I went back into the old files to drag out the old soda machine from day one. A nearly 20 year old file that CSP was able to open easily, I might add. I’ve never been able to properly draw the layout of the store, so the location of the soda machine may not be obvious. It sits near the exit doors along the window that looks out into the parking lot. It’s an L shaped path from Carol’s customer service lane to that door. You pay for a soda then fill it up as you leave. There is supposed to be a popcorn maker along the same path but I don’t remember if I ever drew it in any of the past pages. My guess is that I didn’t because drawing the soda machine on the old tablet was extremely difficult. At any rate, there are 3 register lanes running parallel to each other that all sit in front of the soda machine wall. I’m certain I’ve never shown the layout well enough to make that obvious.
The store is set up in a layout that is called a “racetrack” You come in the front doors and the natural path is to move into video. You can follow the obvious path into that department, which then transitions into Games/software, then into magazines, and finally into books. This track spirals around the store back to the front and past the opening of the music section, which sits in the middle of the store. You don’t have to follow this route, but everything in the store is laid out in such a way as to compel you to make this trek through every department every time. It was very common in store design in the 90s and most places still use some version of it. There is usually one main path that moves in a big circle past all the departments. When I was little it was more common for stores to just open up into a grid system of parallel isles. It wasn’t very intuitive. The individual sections of most stores are still grids, but the track is the factor that makes them less daunting as you can move freely around the area without having to constantly avoid others that are blocking the isles.

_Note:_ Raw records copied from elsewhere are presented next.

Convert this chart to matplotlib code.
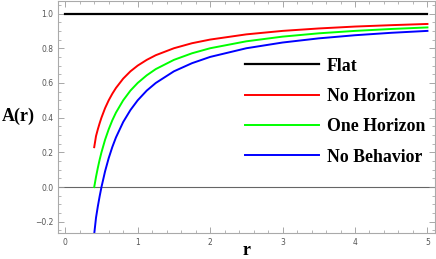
import numpy as np
import matplotlib.pyplot as plt
from matplotlib.ticker import MultipleLocator

# ---- values ----
r = [0.4, 0.425, 0.45, 0.475, 0.5, 0.55, 0.6, 0.65, 0.7, 0.8, 0.9, 1.0, 1.125, 1.25, 1.5, 1.75,
     2.0, 2.5, 3.0, 3.5, 4.0, 4.5, 5.0]
flat_r = [0.0, 5.0]
flat_a = [1.0, 1.0]
no_horizon = [0.23, 0.294, 0.333, 0.368, 0.40, 0.455, 0.50, 0.538, 0.571, 0.625, 0.667, 0.70,
              0.733, 0.76, 0.80, 0.829, 0.85, 0.88, 0.90, 0.914, 0.925, 0.933, 0.94]
one_horizon = [0.0, 0.059, 0.111, 0.158, 0.20, 0.273, 0.333, 0.385, 0.429, 0.50, 0.556, 0.60,
               0.644, 0.68, 0.733, 0.771, 0.80, 0.84, 0.867, 0.886, 0.90, 0.911, 0.92]
no_behavior = [-0.27, -0.176, -0.111, -0.053, 0.0, 0.091, 0.167, 0.231, 0.286, 0.375, 0.444, 0.50,
               0.556, 0.60, 0.667, 0.714, 0.75, 0.80, 0.833, 0.857, 0.875, 0.889, 0.90]

fig = plt.figure(figsize=(4.36, 2.59), dpi=100)
ax = fig.add_axes([0.133, 0.10, 0.864, 0.898])

ax.axhline(0, color='#666666', lw=0.8, zorder=1)
ax.plot(flat_r, flat_a, color='black', lw=1.6, label='Flat')
ax.plot(r, no_horizon, color='#ff0000', lw=1.4, label='No Horizon')
ax.plot(r, one_horizon, color='#00ff00', lw=1.4, label='One Horizon')
ax.plot(r, no_behavior, color='#0000ff', lw=1.4, label='No Behavior')

ax.set_xlim(-0.1, 5.1)
ax.set_ylim(-0.265, 1.075)
ax.xaxis.set_major_locator(MultipleLocator(1))
ax.xaxis.set_minor_locator(MultipleLocator(0.2))
ax.yaxis.set_major_locator(MultipleLocator(0.2))
ax.yaxis.set_minor_locator(MultipleLocator(0.05))
ax.tick_params(which='both', direction='in', top=True, right=True, colors='#999999',
               labelcolor='#555555', labelsize=5.5)
ax.tick_params(which='major', length=4, width=0.6)
ax.tick_params(which='minor', length=2, width=0.5)
for s in ax.spines.values():
    s.set_color('#aaaaaa')
    s.set_linewidth(0.8)

ax.set_xlabel('r', family='Liberation Serif', fontweight='bold', fontsize=13)
ax.xaxis.set_label_coords(0.50, -0.096, transform=ax.transAxes)
ax.xaxis.label.set_va('baseline')
ax.set_ylabel('A(r)', family='Liberation Serif', fontweight='bold', fontsize=13,
              rotation=0, va='center', ha='center')
ax.yaxis.set_label_coords(-0.106, 0.50)

ax.legend(loc='upper left', bbox_to_anchor=(0.496, 0.755), frameon=False,
          borderpad=0, borderaxespad=0,
          prop={'family': 'Liberation Serif', 'weight': 'bold', 'size': 12.8},
          handlelength=4.2, handletextpad=0.4, labelspacing=0.75)

fig.savefig('out.png', dpi=100)
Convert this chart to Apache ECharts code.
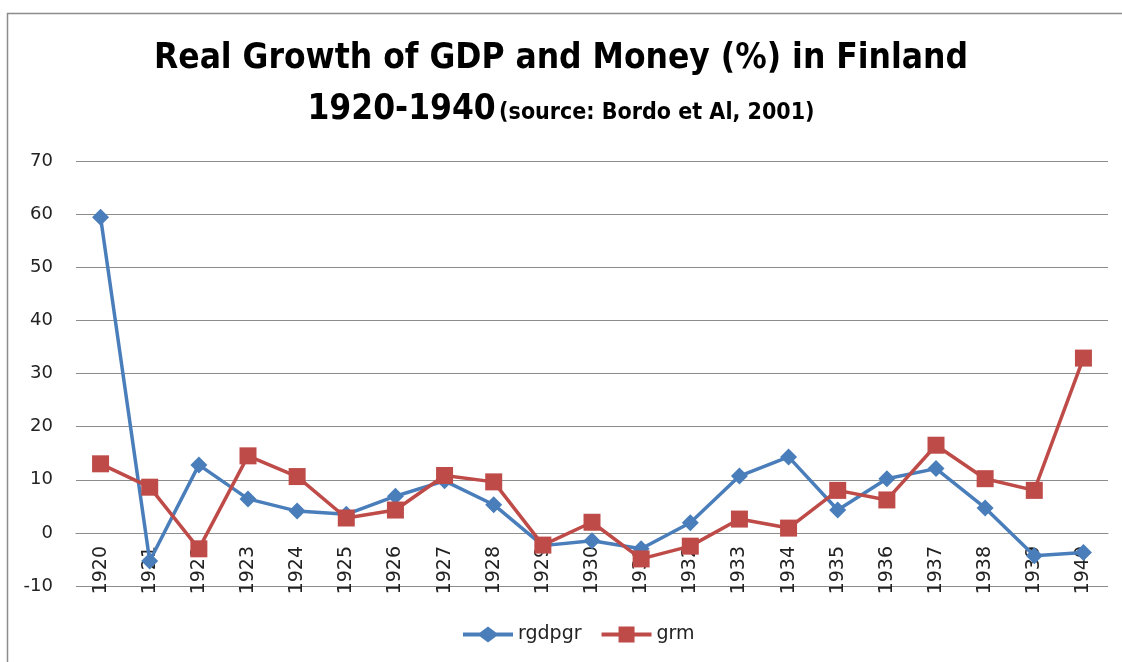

Anyway, just a bit of not very important lore. I had always hoped to make a 3d space that I could manipulate and basically take photos of and then draw my characters over, but it was too difficult to learn how and keep making the comic. I know it can be done because tons of video games started doing that exact thing in the 2000s mimicking a cartoon style. Maybe someday I can go back and George Lucas all of that.

That’s as may be, I guess. For now I will remind you that support links are at the top of the post and that I hope to see you again on Wednesday. Until then, don’t do anything a Minecraft youtuber would be accused of.

8 Comments

Happy Monday! I jammed my middle finger and its all bruised up this morning. Being alive is a challenge that being dead removes but I think I still want to be alive…

I mean, not getting any straight answers is what philosophy is all about

Yeah, that’s more or less what I was gonna say, if you want to dabble in philosophy, you’re not going to get anyone telling you “things as is”, because philosophy doesn’t really deal in that, because if things like the natures of reality, morality, and the self were so straightforward as to be encapsulated in a single, direct statement, there would be no point to philosophy as a discipline as the questions it exists to answer would be fairly obvious.

When the questions philosophers ask start to get answers, a new field study is born.
Example: science is an offshoot of philosophy, starting about half a millenium ago.

I remember the old Hastings when I was in college had the soda machines up front with all the other snacks. This comic represents a store setting that doesn’t exist but surely now kids would think is cool… or perhaps kids of our generational cohort

I remember they also did studies about store layouts, and one result was funny; if you walk in the front door and the “track” takes you towards the right and then around the store, great, people were happy. But if the “track” took you to the left and around the store, oh man, that was a problem, with people much more consistently jumping off the track to go their own way. Otherwise identical layouts, that was the only change; I guess most people being right-handed somehow translates to us just liking to go right. Or maybe it’s because we read left to right, or some such. Very funny results.